Noteworthy as well is that 12 of 109 WM/GMV subjects (11%) could be considered to have put T2D into “remission,” based on achieving HbA1c <6.5% while taking no diabetes medication or solely metformin. No subjects in the GMV group met these criteria. Additionally, subjects in the WM/GMV group experienced an estimated mean of 3.2 hypoglycemic events during the 48-week study, compared to almost double—6.6—in the GMV group. (This equates to one event every 16 weeks compared to one event every 8 weeks, respectively. However, even the higher rate of one event every 8 weeks may be a big improvement compared to an individual self-managing T2D, where the incidence of hypoglycemia is likely much higher.)
Another important result was discontinuation of insulin therapy for about 25% of WM/GMV subjects who were using it at baseline, compared to no insulin discontinuation in the GMV group. In fact, of GMV subjects taking insulin, over 50% had their doses increased. Similar changes were seen in sulfonylureas, with more subjects in the WM/GMV group being able to discontinue these drugs than in the GMV group, and more in the GMV group having their doses increased.
To summarize, the dietary intervention initially led to better glycemic control (mean HbA1c of 7.4 at 16 weeks compared to 8.1 without the dietary intervention), but this difference evened out by the end of the 48-week study. Even so, the weight management counseling provided other benefits, including greater weight loss, fewer hypoglycemic events, and more reductions or total elimination of various diabetes medications. Achieving similar glycemic outcomes with less medication and fewer hypos means the diabetes is managed more effectively.
Lead study author William Yancy, MD, said, “Intensive weight management using a low-carbohydrate diet can be as effective for glycemic improvement as medication intensification.” This study shows that a low-carb diet can improve glycemic control as well as—if not better than—increasing doses of medication. This is important because most pharmaceutical drugs for T2D come with undesirable side-effects, such as weight gain and hypoglycemia, but also those as severe as euglycemic ketoacidosis requiring hospitalization, or genital gangrene (from SGLT-2 inhibitors).

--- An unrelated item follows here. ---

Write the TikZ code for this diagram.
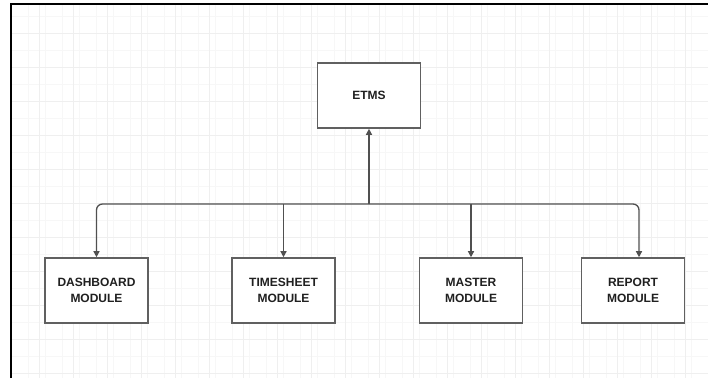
\documentclass[tikz,border=0pt]{standalone}
\usepackage{fontspec}
\setmainfont{Liberation Sans}
\usetikzlibrary{arrows.meta}
\definecolor{gridmaj}{HTML}{EFEFEF}
\definecolor{gridmin}{HTML}{F7F7F7}
\definecolor{lineg}{HTML}{505050}
\definecolor{boxg}{HTML}{606060}
\definecolor{txt}{HTML}{202020}
\begin{document}
\begin{tikzpicture}[x=1pt,y=-1pt,
  box/.style={draw=boxg, line width=1.6pt, fill=white, minimum width=103pt, minimum height=65pt, inner sep=0pt,
    font=\bfseries\fontsize{12}{16}\selectfont, text=txt, align=center},
  conn/.style={draw=lineg, line width=1.3pt, -{Triangle[length=6pt,width=6pt]}, rounded corners=6pt}]
\useasboundingbox (0,0) rectangle (708,378);
\fill[white] (0,0) rectangle (708,378);
% faint grid
\begin{scope}
\clip (11,4) rectangle (708,378);
\foreach \x in {11,28,...,708} \draw[gridmin, line width=0.6pt] (\x,4) -- (\x,378);
\foreach \y in {16,33,...,378} \draw[gridmin, line width=0.6pt] (11,\y) -- (708,\y);
\foreach \x in {39,73,...,708} \draw[gridmaj, line width=0.8pt] (\x,4) -- (\x,378);
\foreach \y in {33,67,...,378} \draw[gridmaj, line width=0.8pt] (11,\y) -- (708,\y);
\end{scope}
% frame
\draw[black, line width=1.4pt] (11,378) -- (11,4) -- (708,4);
% nodes
\node[box] (etms) at (369,95.5) {ETMS};
\node[box] (dash) at (96.5,290.5) {DASHBOARD\\MODULE};
\node[box] (time) at (283.5,290.5) {TIMESHEET\\MODULE};
\node[box] (mast) at (471,290.5) {MASTER\\MODULE};
\node[box] (rep) at (633,290.5) {REPORT\\MODULE};
\coordinate (hub) at (369,204);
\coordinate (repin) at ([xshift=6pt]rep.north);
% connectors
\draw[conn] (hub) -- (etms.south);
\draw[conn] (hub) -| (dash.north);
\draw[conn] (hub) -| (repin);
\draw[conn] (time.north |- hub) -- (time.north);
\draw[conn] (mast.north |- hub) -- (mast.north);
\end{tikzpicture}
\end{document}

Considering subjects were counseled in how to increase their carbohydrate intake to improve general adherence, it’s probable that a substantial number of WM/GMV subjects were not following a truly low-carb diet by the end of the study, which could account for the weight regain and rebound of HbA1c. Difficulty with adherence to dietary changes “in the real world” is increasingly recognized as a problem in nutrition research. Whether any particular dietary protocol—keto, Paleo, vegan, Mediterranean—is effective for a particular goal is irrelevant if no one can actually stick to it outside a hospital metabolic ward. It appears that even meeting as a group every 8 weeks may not be enough to help people stay on track. For those who can adhere for the long-term, though, and who continue to reap the benefits of improved blood glucose control and insulin sensitivity, regarding the power of ketogenic diets to treat T2D, one physician said, “For many patients, it is absolutely life-changing.”